The announcement of the award was published in Wednesday’s issue of the Maputo daily “Noticias”.
The announcement had been expected, since the German company won the tender held earlier this year.
This follows the government’s termination of the contract held by the Belgian company Semlex Europe, following a lengthy dispute arising from the incapacity of Semlex to produce documents in good time and with the quality demanded by the government.
Semlex signed with the government, in 2009, a BOT (Build, Operate and Transfer) contract, valid for 10 years for the supply of secure solutions for the production of identity cards, travel documents, identification and residence documents for foreigners (DIRE) and frontier visas.
The government terminated the contract after an audit found Semlex in violation of the contract. In August Semlex said it demanded another audit which should be “carried out by an independent entity, a recognized company, with proven technical and professional experience in the area”. The government turned this proposal down, and Semlex closed down its operations in Mozambique on 30 September .
The Semlex contract was always mired in controversy. The deal was struck by the previous government, under President Armando Guebuza, and the contract was given to Semlex in 2009 without any public tender, in violation of Mozambique’s procurement rules.
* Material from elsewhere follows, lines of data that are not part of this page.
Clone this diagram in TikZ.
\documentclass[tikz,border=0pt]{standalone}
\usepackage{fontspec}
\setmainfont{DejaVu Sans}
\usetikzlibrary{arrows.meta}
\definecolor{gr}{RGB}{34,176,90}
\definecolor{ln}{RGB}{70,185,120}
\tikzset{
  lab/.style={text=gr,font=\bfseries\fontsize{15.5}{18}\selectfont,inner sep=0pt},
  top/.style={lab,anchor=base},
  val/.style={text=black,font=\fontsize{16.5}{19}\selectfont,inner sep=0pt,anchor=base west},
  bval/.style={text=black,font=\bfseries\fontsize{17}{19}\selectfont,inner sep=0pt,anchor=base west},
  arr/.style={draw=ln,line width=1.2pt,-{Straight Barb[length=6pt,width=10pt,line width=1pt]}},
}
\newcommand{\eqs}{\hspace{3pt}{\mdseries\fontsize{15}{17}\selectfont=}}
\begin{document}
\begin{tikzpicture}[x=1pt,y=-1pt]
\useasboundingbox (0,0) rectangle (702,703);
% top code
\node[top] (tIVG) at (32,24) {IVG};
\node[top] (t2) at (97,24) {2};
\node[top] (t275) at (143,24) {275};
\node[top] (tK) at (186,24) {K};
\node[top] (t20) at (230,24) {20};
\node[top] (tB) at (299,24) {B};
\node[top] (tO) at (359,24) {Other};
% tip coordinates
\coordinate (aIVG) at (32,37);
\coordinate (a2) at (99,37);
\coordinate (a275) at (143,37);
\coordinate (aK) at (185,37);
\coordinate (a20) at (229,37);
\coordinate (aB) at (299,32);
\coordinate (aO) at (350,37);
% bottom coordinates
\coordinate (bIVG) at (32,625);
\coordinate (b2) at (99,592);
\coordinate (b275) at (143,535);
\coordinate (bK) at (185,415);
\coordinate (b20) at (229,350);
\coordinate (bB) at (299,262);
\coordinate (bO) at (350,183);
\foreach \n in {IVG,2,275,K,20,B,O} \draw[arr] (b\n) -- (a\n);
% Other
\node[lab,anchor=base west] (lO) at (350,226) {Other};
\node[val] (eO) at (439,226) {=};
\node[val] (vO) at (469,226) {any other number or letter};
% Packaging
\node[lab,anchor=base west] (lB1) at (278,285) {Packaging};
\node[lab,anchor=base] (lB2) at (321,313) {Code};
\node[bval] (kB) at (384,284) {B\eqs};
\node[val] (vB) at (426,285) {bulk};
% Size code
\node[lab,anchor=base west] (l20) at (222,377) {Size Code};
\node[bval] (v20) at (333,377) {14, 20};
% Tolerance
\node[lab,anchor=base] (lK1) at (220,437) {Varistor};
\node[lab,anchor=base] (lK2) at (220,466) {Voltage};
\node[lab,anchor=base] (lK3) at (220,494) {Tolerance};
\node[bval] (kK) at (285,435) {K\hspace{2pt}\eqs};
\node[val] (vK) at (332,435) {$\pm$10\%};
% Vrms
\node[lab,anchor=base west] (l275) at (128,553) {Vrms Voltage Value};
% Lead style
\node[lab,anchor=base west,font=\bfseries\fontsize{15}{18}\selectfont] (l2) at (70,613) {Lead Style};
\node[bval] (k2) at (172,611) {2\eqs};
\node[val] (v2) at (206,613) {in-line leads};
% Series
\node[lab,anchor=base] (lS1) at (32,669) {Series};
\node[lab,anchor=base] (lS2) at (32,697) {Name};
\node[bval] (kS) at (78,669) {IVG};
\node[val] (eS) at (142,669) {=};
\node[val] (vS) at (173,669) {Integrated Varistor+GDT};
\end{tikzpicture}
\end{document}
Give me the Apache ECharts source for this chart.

Immediately there were claims that the contract was illegal, and protests at the high prices charged for the Semlex identity documents. Thus the price for a Mozambican passport jumped from the equivalent of five or ten US dollars (depending on type) to 100 dollars. An identity card more than tripled in price (from the equivalent of less than two dollars to six dollars).
According to press reports of the time, the greater part of the revenue from the issuing of identity documents went to Semlex – the original calculation was that, of the predicted annual revenue from the project, about 63 per cent would go to Semlex and only 37 per cent to the Mozambican state.
According to a 2015 investigation by the anti-corruption NGO, the Centre for Public Integrity (CIP), Semlex promised to invest 100 million dollars in the ten years of the contract. But by the time of the CIP report only 25 per cent of this amount had been invested.
When the new tender was launched this year, Semlex did not submit a bid in its own name, but as the Lithuanian company UAB Carsu Pasaulis. Since the Semlex Group purchased this company in 2014, the Lithuanian bid can be regarded as coming from Semlex under another name.
A jury from the Ministry of the Interior assessed the technical bids from five companies and announced its classification on 9 August. The Mozambican subsidiary of the German company Muhlbauer ID Services, won, with a score from the jury of 84.85. UAB Garsu Pasaulis trailed with a score of 70.05.